On Monday, former host Andrea Tantaros became the latest high-profile woman in the network’s orbit to file a lawsuit alleging sexist discrimination at Fox. Her suit names not only Ailes, but his successor Bill Shine, as well as famed host Bill O’Reilly, as parties to her humiliation. “Fox News masquerades as a defender of traditional family values, but behind the scenes, it operates like a sex-fueled, Playboy Mansion-like cult, steeped in intimidation, indecency and misogyny,” the suit claims.

As the New York Times reports, Tantaros has been at loggerheads with Fox for months. She was suspended with pay in April. The network claims that Tantaros knowingly violated her contract by publishing a book—called Tied Up in Knots: How Getting What They Wanted Has Made Women Miserable—without allowing the company to vet it first. Tantaros, on the other hand, says the suspension was payback for the noise she’d made within the network about sexual harassment. “She made multiple harassment and hostile-workplace complaints,” her lawyer, Judd Burstein, told New York magazine earlier this month. “All of a sudden, the book became this big issue.” Fox, for its part, has suggested that Tantaros “concocted sexual harassment claims to gain leverage in the contract dispute,” according to the Times.

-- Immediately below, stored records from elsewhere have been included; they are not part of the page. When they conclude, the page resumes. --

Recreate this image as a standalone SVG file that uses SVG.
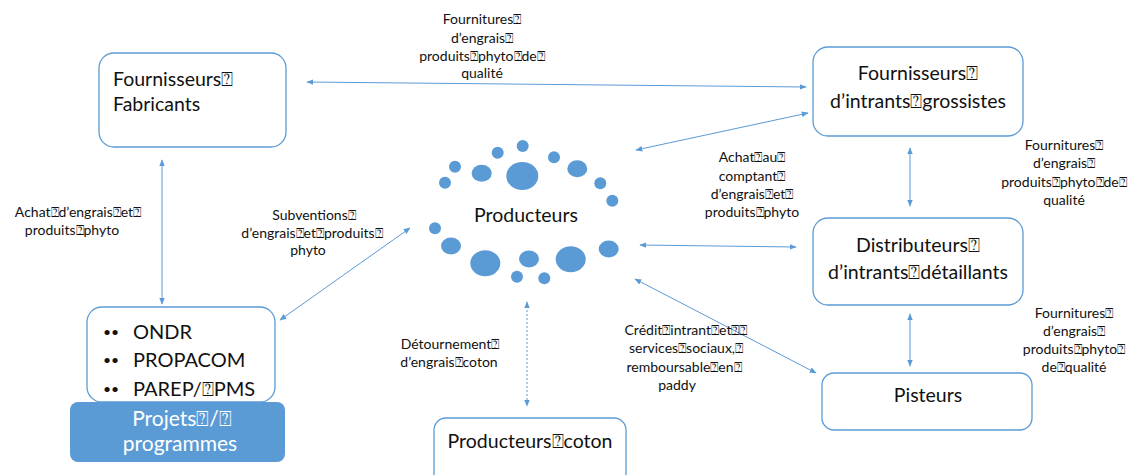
<svg xmlns="http://www.w3.org/2000/svg" width="1140" height="475" viewBox="0 0 1140 475">
<style>
.box{fill:#fff;stroke:#5B9BD5;stroke-width:1.3}
.t{font-family:Lato,"Liberation Sans",sans-serif;fill:#111}
.n{font-size:19.5px}
.l{font-size:14px;text-anchor:middle}
.c{text-anchor:middle}
.dot{fill:#5B9BD5}
.e{stroke:#5B9BD5;stroke-width:1;fill:none;marker-start:url(#a);marker-end:url(#a)}
</style>
<defs>
<marker id="a" viewBox="0 0 10 10" refX="9" refY="5" markerWidth="7" markerHeight="7" orient="auto-start-reverse" markerUnits="userSpaceOnUse">
<path d="M0,1 L10,5 L0,9 z" fill="#5B9BD5"/>
</marker>
</defs>
<rect width="1140" height="475" fill="#fff"/>

<g id="connectors">
<line class="e" x1="307" y1="82" x2="806" y2="87"/>
<line class="e" x1="162" y1="160" x2="162" y2="304"/>
<line class="e" x1="636" y1="150" x2="808" y2="113"/>
<line class="e" x1="910" y1="148" x2="910" y2="206"/>
<line class="e" x1="640" y1="245" x2="796" y2="247"/>
<line class="e" x1="910" y1="314" x2="910" y2="366"/>
<line class="e" x1="635" y1="279" x2="816" y2="373"/>
<line class="e" x1="410" y1="228" x2="280" y2="320"/>
<line class="e" x1="527" y1="302" x2="527" y2="406" stroke-dasharray="2,2"/>
</g>

<g id="labels" class="t">
<text class="l" x="482"><tspan x="482" y="24">Fournitures⍰</tspan><tspan x="482" y="43">d’engrais⍰</tspan><tspan x="482" y="61">produits⍰phyto⍰de⍰</tspan><tspan x="482" y="78">qualité</tspan></text>
<text class="l"><tspan x="752" y="162">Achat⍰au⍰</tspan><tspan x="752" y="181">comptant⍰</tspan><tspan x="752" y="199">d’engrais⍰et⍰</tspan><tspan x="752" y="217">produits⍰phyto</tspan></text>
<text class="l"><tspan x="1064" y="150">Fournitures⍰</tspan><tspan x="1064" y="168">d’engrais⍰</tspan><tspan x="1064" y="187">produits⍰phyto⍰de⍰</tspan><tspan x="1064" y="205">qualité</tspan></text>
<text class="l"><tspan x="1074" y="318">Fournitures⍰</tspan><tspan x="1074" y="336">d’engrais⍰</tspan><tspan x="1074" y="354">produits⍰phyto⍰</tspan><tspan x="1074" y="372">de⍰qualité</tspan></text>
<text class="l"><tspan x="78" y="217">Achat⍰d’engrais⍰et⍰</tspan><tspan x="72" y="235">produits⍰phyto</tspan></text>
<text class="l"><tspan x="314" y="220">Subventions⍰</tspan><tspan x="312" y="238">d’engrais⍰et⍰produits⍰</tspan><tspan x="308" y="255">phyto</tspan></text>
<text class="l"><tspan x="450" y="349">Détournement⍰</tspan><tspan x="449" y="367">d’engrais⍰coton</tspan></text>
<text class="l"><tspan x="686" y="335">Crédit⍰intrant⍰et⍰⍰</tspan><tspan x="686" y="353">services⍰sociaux,⍰</tspan><tspan x="684" y="372">remboursable⍰en⍰</tspan><tspan x="677" y="390">paddy</tspan></text>
</g>

<g id="fabricants">
<rect class="box" x="99" y="53" width="187" height="94" rx="15"/>
<text class="t n"><tspan x="113" y="86">Fournisseurs⍰</tspan><tspan x="113" y="111">Fabricants</tspan></text>
</g>

<g id="grossistes">
<rect class="box" x="813" y="47" width="210" height="89" rx="15"/>
<text class="t n c"><tspan x="918" y="80">Fournisseurs⍰</tspan><tspan x="918" y="108">d’intrants⍰grossistes</tspan></text>
</g>

<g id="distributeurs">
<rect class="box" x="813" y="218" width="210" height="87" rx="15"/>
<text class="t n c"><tspan x="918" y="252">Distributeurs⍰</tspan><tspan x="918" y="279">d’intrants⍰détaillants</tspan></text>
</g>

<g id="pisteurs">
<rect class="box" x="822" y="373" width="210" height="57" rx="12"/>
<text class="t n c" x="928" y="402">Pisteurs</text>
</g>

<g id="producteurs-coton">
<rect class="box" x="434" y="418" width="192" height="70" rx="12"/>
<text class="t n c" x="530" y="448">Producteurs⍰coton</text>
</g>

<g id="projets">
<rect class="box" x="87" y="307" width="188" height="95" rx="15"/>
<text class="t" style="font-size:14px"><tspan x="103" y="337">••</tspan><tspan x="103" y="365">••</tspan><tspan x="103" y="394">••</tspan></text>
<text class="t" style="font-size:20px"><tspan x="133" y="339">ONDR</tspan><tspan x="133" y="367">PROPACOM</tspan><tspan x="133" y="396">PAREP/⍰PMS</tspan></text>
<rect x="70" y="402" width="215" height="60" rx="8" fill="#5B9BD5"/>
<text class="t c" style="font-size:21px;fill:#fff"><tspan x="182" y="426">Projets⍰/⍰</tspan><tspan x="180" y="451">programmes</tspan></text>
</g>

<g id="producteurs">
<circle class="dot" cx="522.7" cy="146" r="6"/>
<circle class="dot" cx="497.7" cy="152.7" r="6"/>
<circle class="dot" cx="554" cy="157.3" r="6"/>
<circle class="dot" cx="455" cy="166.7" r="6"/>
<ellipse class="dot" cx="481.7" cy="173.3" rx="10" ry="8.5"/>
<ellipse class="dot" cx="522.3" cy="176" rx="16" ry="14"/>
<ellipse class="dot" cx="577.3" cy="168.7" rx="10" ry="8.5"/>
<circle class="dot" cx="445" cy="182.7" r="6"/>
<circle class="dot" cx="600.3" cy="183.3" r="6"/>
<circle class="dot" cx="612.3" cy="200.7" r="6"/>
<circle class="dot" cx="435" cy="228.3" r="6"/>
<ellipse class="dot" cx="451" cy="246" rx="10" ry="8.5"/>
<ellipse class="dot" cx="485.3" cy="263.3" rx="15" ry="13"/>
<ellipse class="dot" cx="529" cy="259" rx="10" ry="8.5"/>
<ellipse class="dot" cx="570.7" cy="259.3" rx="15" ry="13"/>
<ellipse class="dot" cx="608.7" cy="249" rx="10" ry="8.5"/>
<circle class="dot" cx="517" cy="276.7" r="6"/>
<circle class="dot" cx="544.3" cy="278.3" r="6"/>
<text class="t n c" x="526" y="222">Producteurs</text>
</g>
</svg>
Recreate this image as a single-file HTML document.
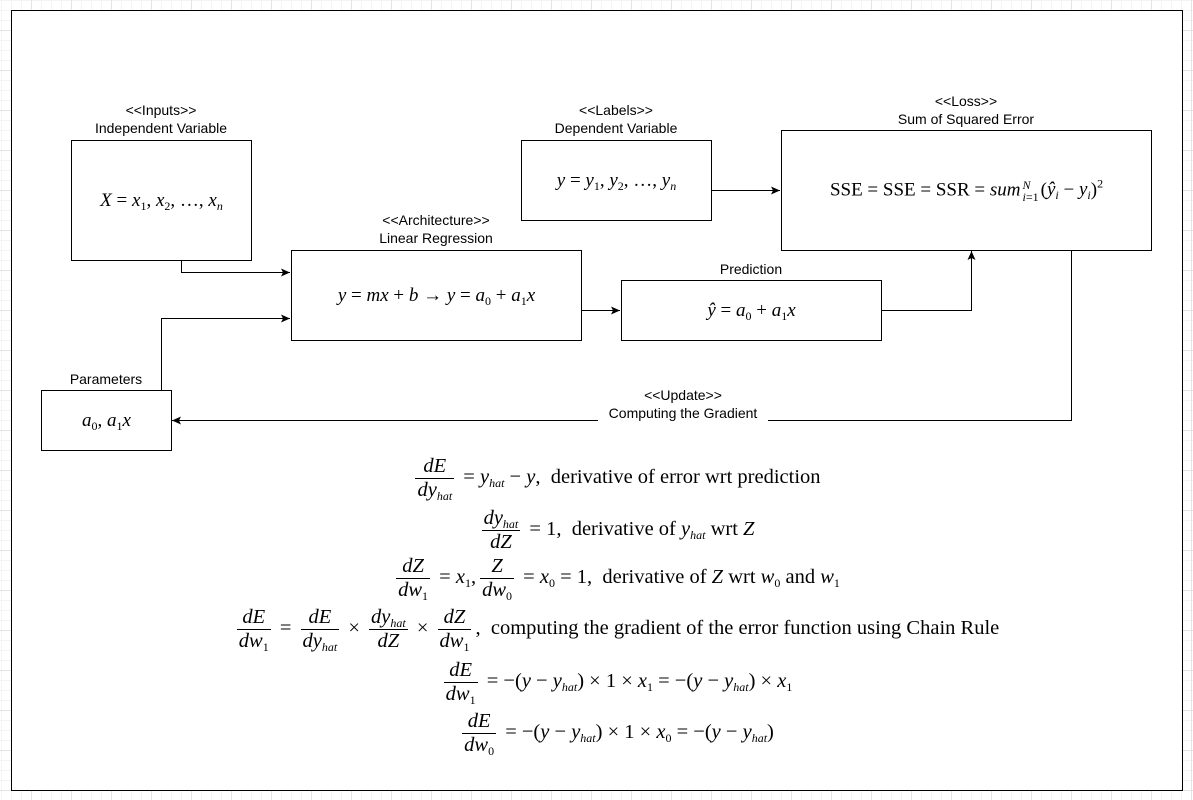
<!DOCTYPE html>
<html><head><meta charset="utf-8">
<style>
html,body{margin:0;padding:0;}
body{width:1193px;height:800px;position:relative;overflow:hidden;background:#fff;
background-image:linear-gradient(#e4e4e4 1px,transparent 1px),linear-gradient(90deg,#e4e4e4 1px,transparent 1px),linear-gradient(#f4f4f4 1px,transparent 1px),linear-gradient(90deg,#f4f4f4 1px,transparent 1px);
background-size:40px 40px,40px 40px,10px 10px,10px 10px;background-position:-9px -10px,-9px -10px,1px 0,1px 0;
font-family:"Liberation Sans",sans-serif;}
.frame{position:absolute;left:11px;top:10px;width:1170px;height:779px;border:1px solid #000;background:#fff;}
.box{position:absolute;border:1px solid #000;background:#fff;display:flex;align-items:center;justify-content:center;font-family:"Liberation Serif",serif;font-size:19px;}
.lbl{position:absolute;text-align:center;font-size:14px;line-height:18px;color:#000;}
i{font-style:italic;}
sub{font-size:12px;vertical-align:-4px;line-height:0;}
sup{font-size:12px;vertical-align:8px;line-height:0;}
.eq{position:absolute;left:0;width:1232px;text-align:center;font-family:"Liberation Serif",serif;font-size:20.5px;white-space:nowrap;}
.f{display:inline-block;text-align:center;margin:0 4px;vertical-align:middle;}
.f span{display:block;padding:0 2px;line-height:23px;}
.f span:first-child{border-bottom:1px solid #000;}
svg{position:absolute;left:0;top:0;}
</style></head><body>
<div class="frame"></div>
<svg width="1193" height="800">
<defs><marker id="a" markerWidth="10" markerHeight="10" refX="9" refY="5" orient="auto" markerUnits="userSpaceOnUse"><path d="M0,1 L9,5 L0,9 L2,5z" fill="#000"/></marker></defs>
<g stroke="#000" fill="none" stroke-width="1">
<path d="M181.5,260 V272.5 H290" marker-end="url(#a)"/>
<path d="M161.5,390 V318.5 H290" marker-end="url(#a)"/>
<path d="M581,310.5 H620" marker-end="url(#a)"/>
<path d="M711,190.5 H780" marker-end="url(#a)"/>
<path d="M881,310.5 H971.5 V251" marker-end="url(#a)"/>
<path d="M1071.5,250 V420.5 H172" marker-end="url(#a)"/>
</g>
</svg>
<div class="lbl" style="left:598px;top:386px;width:170px;background:#fff;">&lt;&lt;Update&gt;&gt;<br>Computing the Gradient</div>

<div class="lbl" style="left:61px;top:101px;width:200px;">&lt;&lt;Inputs&gt;&gt;<br>Independent Variable</div>
<div class="box" style="left:71px;top:140px;width:179px;height:119px;"><span><i>X</i> = <i>x</i><sub>1</sub>, <i>x</i><sub>2</sub>, …, <i>x<sub>n</sub></i></span></div>

<div class="lbl" style="left:516px;top:101px;width:200px;">&lt;&lt;Labels&gt;&gt;<br>Dependent Variable</div>
<div class="box" style="left:521px;top:140px;width:189px;height:79px;"><span><i>y</i> = <i>y</i><sub>1</sub>, <i>y</i><sub>2</sub>, …, <i>y<sub>n</sub></i></span></div>

<div class="lbl" style="left:866px;top:92px;width:200px;">&lt;&lt;Loss&gt;&gt;<br>Sum of Squared Error</div>
<div class="box" style="left:781px;top:130px;width:369px;height:119px;"><span>SSE = SSE = SSR = <i>sum</i><span style="display:inline-block;vertical-align:middle;font-size:12px;line-height:12px;margin:0 2px;text-align:left;"><i>N</i><br><i>i</i>=1</span>(<i>ŷ<sub>i</sub></i> − <i>y<sub>i</sub></i>)<sup>2</sup></span></div>

<div class="lbl" style="left:336px;top:211px;width:200px;">&lt;&lt;Architecture&gt;&gt;<br>Linear Regression</div>
<div class="box" style="left:291px;top:250px;width:289px;height:89px;"><span><i>y</i> = <i>mx</i> + <i>b</i> → <i>y</i> = <i>a</i><sub>0</sub> + <i>a</i><sub>1</sub><i>x</i></span></div>

<div class="lbl" style="left:651px;top:260px;width:200px;">Prediction</div>
<div class="box" style="left:621px;top:280px;width:259px;height:59px;"><span><i>ŷ</i> = <i>a</i><sub>0</sub> + <i>a</i><sub>1</sub><i>x</i></span></div>

<div class="lbl" style="left:6px;top:370px;width:200px;">Parameters</div>
<div class="box" style="left:41px;top:390px;width:129px;height:59px;"><span><i>a</i><sub>0</sub>, <i>a</i><sub>1</sub><i>x</i></span></div>

<div class="eq" style="top:455px;"><span class="f"><span><i>dE</i></span><span><i>dy<sub>hat</sub></i></span></span> = <i>y<sub>hat</sub></i> − <i>y</i>,&nbsp; derivative of error wrt prediction</div>
<div class="eq" style="top:507px;"><span class="f"><span><i>dy<sub>hat</sub></i></span><span><i>dZ</i></span></span> = 1,&nbsp; derivative of <i>y<sub>hat</sub></i> wrt <i>Z</i></div>
<div class="eq" style="top:555px;"><span class="f"><span><i>dZ</i></span><span><i>dw</i><sub>1</sub></span></span> = <i>x</i><sub>1</sub>,<span class="f"><span><i>Z</i></span><span><i>dw</i><sub>0</sub></span></span> = <i>x</i><sub>0</sub> = 1,&nbsp; derivative of <i>Z</i> wrt <i>w</i><sub>0</sub> and <i>w</i><sub>1</sub></div>
<div class="eq" style="top:606px;"><span class="f"><span><i>dE</i></span><span><i>dw</i><sub>1</sub></span></span> = <span class="f"><span><i>dE</i></span><span><i>dy<sub>hat</sub></i></span></span> × <span class="f"><span><i>dy<sub>hat</sub></i></span><span><i>dZ</i></span></span> × <span class="f"><span><i>dZ</i></span><span><i>dw</i><sub>1</sub></span></span>,&nbsp; computing the gradient of the error function using Chain Rule</div>
<div class="eq" style="top:659px;"><span class="f"><span><i>dE</i></span><span><i>dw</i><sub>1</sub></span></span> = −(<i>y</i> − <i>y<sub>hat</sub></i>) × 1 × <i>x</i><sub>1</sub> = −(<i>y</i> − <i>y<sub>hat</sub></i>) × <i>x</i><sub>1</sub></div>
<div class="eq" style="top:710px;"><span class="f"><span><i>dE</i></span><span><i>dw</i><sub>0</sub></span></span> = −(<i>y</i> − <i>y<sub>hat</sub></i>) × 1 × <i>x</i><sub>0</sub> = −(<i>y</i> − <i>y<sub>hat</sub></i>)</div>
</body></html>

According to Tantaros, the suspension was not the first time Ailes and other Fox executives had retaliated against her for resisting a culture that sexualized female hosts. Her suit alleges that she was repeatedly warned against wearing pants on-air because “Roger wants to see your legs,” and that O’Reilly, who she regarded as a mentor, made unwelcome overtures. Ailes called Tantaros into his office for private meetings in August and December 2014 and February 2015, the suit claims, and proceeded to speculate about the sexual habits of Fox coworkers, about Tantaros’ love life, and about how she would look in a bikini. When Tantaros refused to play along—declining, for example, to comply when Ailes told her to turn around “so I can get a good look at you”—her standing at the network suffered. In February 2015, she was demoted from her 5 p.m. slot on the show The Five to a role on the midday program Outnumbered.

Tantaros claims that she reported Ailes’ transgressions to Shine—then a senior news executive and a top aide to the chairman—in April 2015. She says she also asked him about a demeaning interview with the Fox publicity department that she suspected had been arranged to punish her; Shine told her, she says, to “let this one go.” Shine has said that Tantaros never complained to him about any harassment. Her suit, however, suggests that’s exactly what she’d expect him to say. “Ailes did not act alone,” it claims. “He may have been the primary culprit, but his actions were condoned by his most senior lieutenants, who engaged in a concerted effort to silence Tantaros by threats, humiliation and retaliation.”